# Two strategies for understanding mathematics for ML
Bottom-up: Building up the concepts from foundational to more advanced. This is often the preferred approach in more technical fields, such as mathematics. This strategy has the advantage that the reader at all times is able to rely on their previously learned concepts. Unfortunately, for a practitioner many of the foundational concepts are not particularly interesting by themselves, and the lack of motivation means that most foundational definitions are quickly forgotten.
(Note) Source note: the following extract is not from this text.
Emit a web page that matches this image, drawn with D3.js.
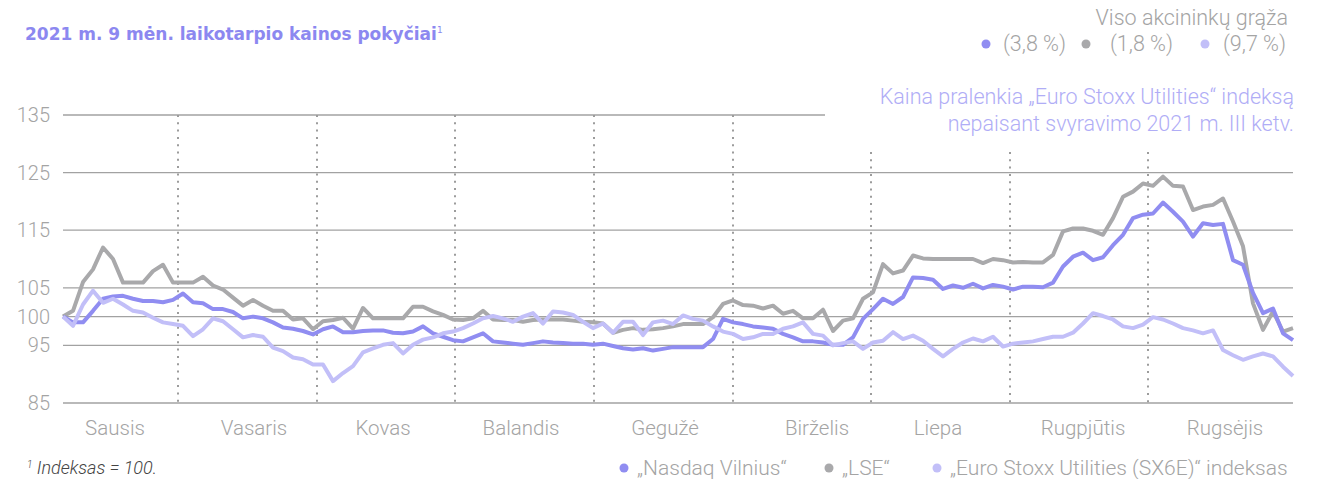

Top-down: Drilling down from practical needs to more basic requirements. This goal-driven approach has the advantage that the readers know at all times why they need to work on a particular concept, and there is a clear path of required knowledge. The downside of this strategy is that the knowledge is built on potentially shaky foundations, and the readers have to remember a set of words that they do not have any way of understanding.
We represent numerical data as vectors and represent a table of such data as a matrix. The study of vectors and matrices is called linear algebra, which we introduce in Chapter 2.
To formalize the idea of similarity between vectors, we need to introduce operations that take two vectors as input and return a numerical value representing their similarity. The construction of similarity and distances is central to analytic geometry and is discussed in Chapter 3.
In Chapter 4, we introduce some fundamental concepts about matrices and matrix decomposition. Some operations on matrices are extremely useful in machine learning, and they allow for an intuitive interpretation of the data and more efficient learning.
We often consider data to be noisy observations of some true underlying signal. We hope that by applying machine learning we can identify the signal from the noise. This requires us to have a language for quantifying what “noise” means. We often would also like to have predictors that allow us to express some sort of uncertainty, e.g., to quantify the confidence we have about the value of the prediction at a particular test data point. Quantification of uncertainty is the realm of probability theory and is covered in Chapter 6.
To train machine learning models, we typically find parameters that maximize some performance measure. Many optimization techniques require the concept of a gradient, which tells us the direction in which to search for a solution. Chapter 5 is about vector calculus and details the concept of gradients, which we subsequently use in Chapter 7, where we talk about optimization to find maxima/minima of functions.